[OBJECTIVE] Set the listing down unchanged, minus every embedded image.

[COLLECTED MATERIAL]
--- Begin ---

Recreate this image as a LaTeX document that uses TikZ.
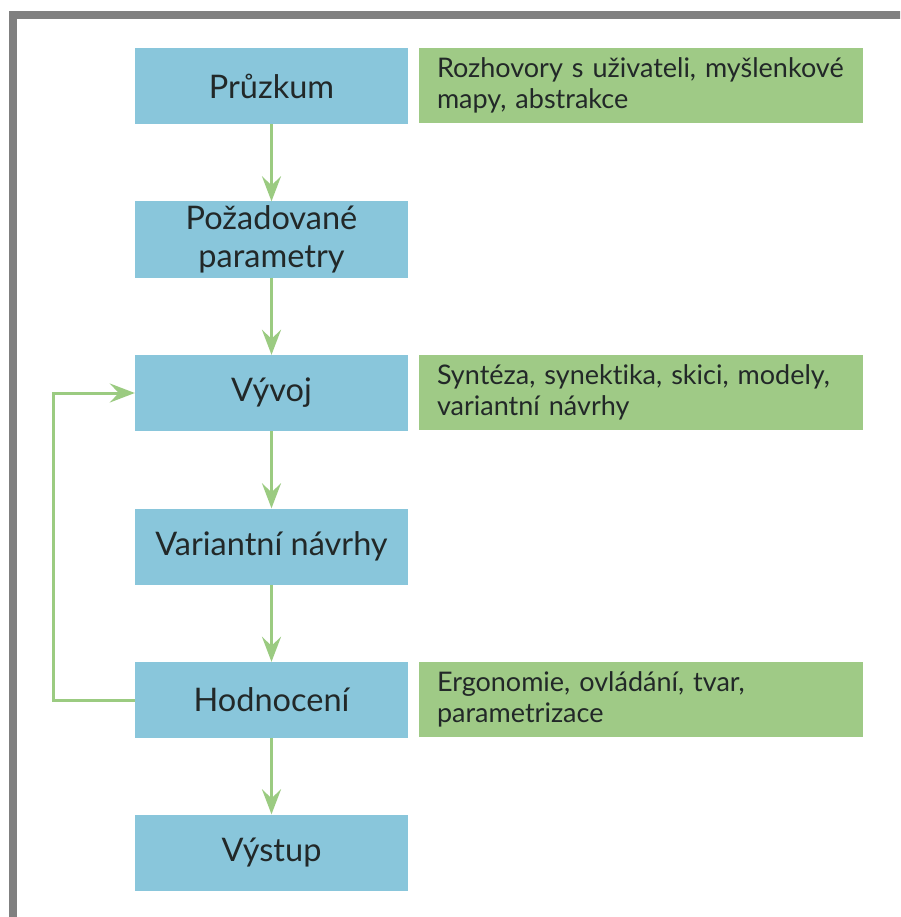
\documentclass[tikz,border=0pt]{standalone}
\usepackage{fontspec}
\setmainfont{Lato}[Ligatures={NoCommon}]
\usetikzlibrary{arrows.meta}
\definecolor{stepblue}{HTML}{89C6DB}
\definecolor{notegreen}{HTML}{9FCA86}
\definecolor{flowgreen}{HTML}{9BCB81}
\definecolor{frame}{HTML}{808080}
\definecolor{ink}{HTML}{222828}
\begin{document}
\begin{tikzpicture}[x=1pt,y=-1pt,
  stepbox/.style={fill=stepblue, minimum width=273pt, minimum height=76pt,
    inner sep=0pt, align=center, text=ink, font=\fontsize{32.5}{38}\selectfont},
  notebox/.style={fill=notegreen, minimum width=444pt, minimum height=75pt,
    text width=408pt, inner xsep=18pt, inner ysep=0pt, align=left, text=ink,
    font=\fontsize{27}{31}\selectfont},
  flow/.style={draw=flowgreen, line width=3pt,
    -{Stealth[length=25pt,width=19pt,inset=9pt]}}]
\useasboundingbox (0,0) rectangle (900,917);
\fill[white] (0,0) rectangle (900,917);
\begin{scope}
  \clip (0,0) rectangle (900,917);
  % outer frame, open to the right and bottom
  \draw[frame, line width=8pt] (12.5,940) -- (12.5,15.5) -- (920,15.5);
\end{scope}

% main process steps
\node[stepbox] (s1) at (271.5,86)  {Průzkum};
\node[stepbox] (s2) at (271.5,239.5) {Požadované\\parametry};
\node[stepbox] (s3) at (271.5,393) {Vývoj};
\node[stepbox] (s4) at (271.5,546.5) {Variantní návrhy};
\node[stepbox] (s5) at (271.5,700) {Hodnocení};
\node[stepbox] (s6) at (271.5,852.5) {Výstup};

% notes beside the steps
\node[notebox] (n1) at (641,85.5)  {Rozhovory s uživateli, myšlenkové\\mapy, abstrakce};
\node[notebox] (n3) at (641,392.5) {Syntéza, synektika, skici, modely,\\variantní návrhy};
\node[notebox] (n5) at (641,699.5) {Ergonomie, ovládání, tvar,\\parametrizace};

% flow between the steps
\draw[flow] (s1) -- (s2);
\draw[flow] (s2) -- (s3);
\draw[flow] (s3) -- (s4);
\draw[flow] (s4) -- (s5);
\draw[flow] (s5) -- (s6);

% feedback loop from evaluation back to development
\coordinate (loop) at (53,0);
\draw[flow] (s5.west) -- (s5.west -| loop) -- (s3.west -| loop) -- (s3.west);
\end{tikzpicture}
\end{document}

--- End ---

[FULL SOLUTION]
Recreate this image as a LaTeX document that uses TikZ.
\documentclass[tikz,border=0pt]{standalone}
\usepackage{fontspec}
\setmainfont{Lato}[Ligatures={NoCommon}]
\usetikzlibrary{arrows.meta}
\definecolor{stepblue}{HTML}{89C6DB}
\definecolor{notegreen}{HTML}{9FCA86}
\definecolor{flowgreen}{HTML}{9BCB81}
\definecolor{frame}{HTML}{808080}
\definecolor{ink}{HTML}{222828}
\begin{document}
\begin{tikzpicture}[x=1pt,y=-1pt,
  stepbox/.style={fill=stepblue, minimum width=273pt, minimum height=76pt,
    inner sep=0pt, align=center, text=ink, font=\fontsize{32.5}{38}\selectfont},
  notebox/.style={fill=notegreen, minimum width=444pt, minimum height=75pt,
    text width=408pt, inner xsep=18pt, inner ysep=0pt, align=left, text=ink,
    font=\fontsize{27}{31}\selectfont},
  flow/.style={draw=flowgreen, line width=3pt,
    -{Stealth[length=25pt,width=19pt,inset=9pt]}}]
\useasboundingbox (0,0) rectangle (900,917);
\fill[white] (0,0) rectangle (900,917);
\begin{scope}
  \clip (0,0) rectangle (900,917);
  % outer frame, open to the right and bottom
  \draw[frame, line width=8pt] (12.5,940) -- (12.5,15.5) -- (920,15.5);
\end{scope}

% main process steps
\node[stepbox] (s1) at (271.5,86)  {Průzkum};
\node[stepbox] (s2) at (271.5,239.5) {Požadované\\parametry};
\node[stepbox] (s3) at (271.5,393) {Vývoj};
\node[stepbox] (s4) at (271.5,546.5) {Variantní návrhy};
\node[stepbox] (s5) at (271.5,700) {Hodnocení};
\node[stepbox] (s6) at (271.5,852.5) {Výstup};

% notes beside the steps
\node[notebox] (n1) at (641,85.5)  {Rozhovory s uživateli, myšlenkové\\mapy, abstrakce};
\node[notebox] (n3) at (641,392.5) {Syntéza, synektika, skici, modely,\\variantní návrhy};
\node[notebox] (n5) at (641,699.5) {Ergonomie, ovládání, tvar,\\parametrizace};

% flow between the steps
\draw[flow] (s1) -- (s2);
\draw[flow] (s2) -- (s3);
\draw[flow] (s3) -- (s4);
\draw[flow] (s4) -- (s5);
\draw[flow] (s5) -- (s6);

% feedback loop from evaluation back to development
\coordinate (loop) at (53,0);
\draw[flow] (s5.west) -- (s5.west -| loop) -- (s3.west -| loop) -- (s3.west);
\end{tikzpicture}
\end{document}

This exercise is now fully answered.